Jimmy Dahroug: The Case for the Buffet Rule

Despite the recent GOP filibuster to block passage of the Buffett Rule in the Senate, the Whitehouse and the Democratic Party have vowed to continue the debate. While the proposal’s popularity does benefit President Obama in his bid for reelection, the Buffett Rule has merit because it is about fundamental fairness for taxpayers.

The Buffett Rule originated from Warren Buffett’s example of how the second richest man in the United States pays a lower tax rate than his secretary.  Warren Buffett does not pay the bulk of his annual income in actual income taxes. Buffett only pays an effective income tax rate of about 15 percent because he is compensated in stocks from his company. Under the current system, an estimated 55,000 millionaires use this loophole in the United States to pay a lower tax rate than millions of middle class workers.

The proposed legislation stipulates that a taxpayer who earns at least one million dollars pay at least a 30 percent tax rate.  Under the current system at least a quarter of all millionaires pay a lower tax rate than millions of middle class workers.

It is important to point out that the legislation does not raise the capital gains tax rate itself.  The Buffett rule targets the loophole where individuals essentially make their annual income from capital gains, and in turn benefit from the lower rate of 15 percent. They include individuals who purposely choose to take compensation as stocks rather than salaried income, so that they will pay a lower tax rate than the rest of the people in their income tax bracket.

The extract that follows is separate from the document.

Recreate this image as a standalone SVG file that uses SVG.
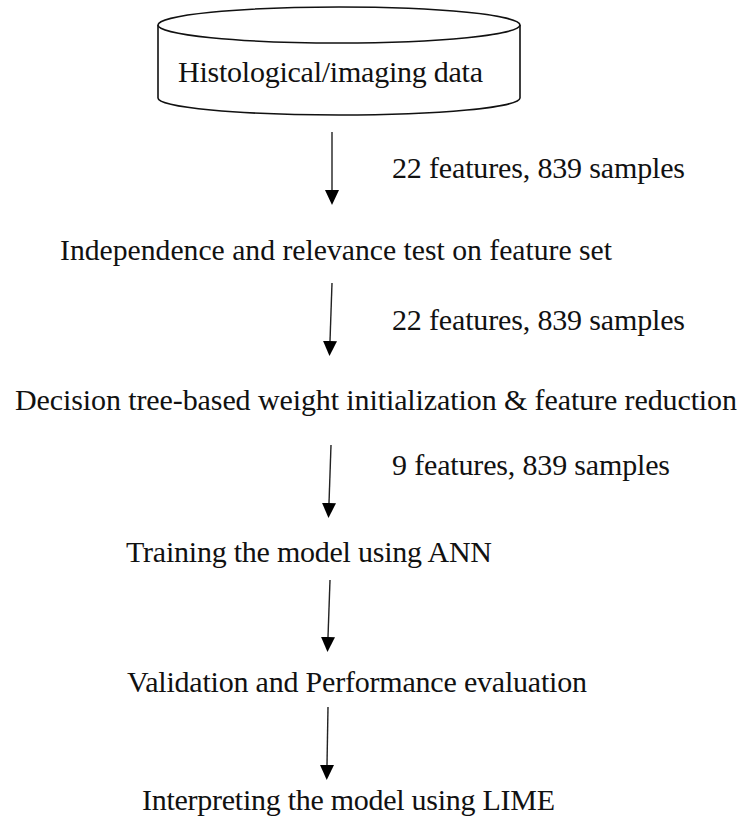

Opponents of the bill seem to dance around the issue to avoid addressing the matter of fairness.

Critics argue the Buffett rule will not solve the national debt.  Proponents of the Buffett Rule did not claim this is a silver bullet for the deficit.  Certainly every effort helps, but the main issue is that everyone should be contributing fairly to get our nation’s fiscal house in order.

Opponents also argue that the beneficiaries of the status quo pay more in total dollars than the average taxpayer the Buffett rule seeks to protect. It strains credulity to reason that a shift in tax rates affects a millionaire’s daily life more than it affects the working middle class.

Additionally, some small business owners and millionaires are taxed at a higher rate because although they earn the same income, their career does not afford them the benefit of compensation through stocks. Are those who succeed on Wall Street’s terms held to a different standard?  In fairness to Wall Street, remember the Buffett rule does not change the capital gains tax rate itself.

The reason for the Buffet Rule’s popularity comes down to common sense about fundamental fairness.  Is it too much to ask that people making over one million dollars in annual income pay a tax rate comparable to middle income Americans?  Why is there one set of rules for millionaires and a different set of rules for the rest of us?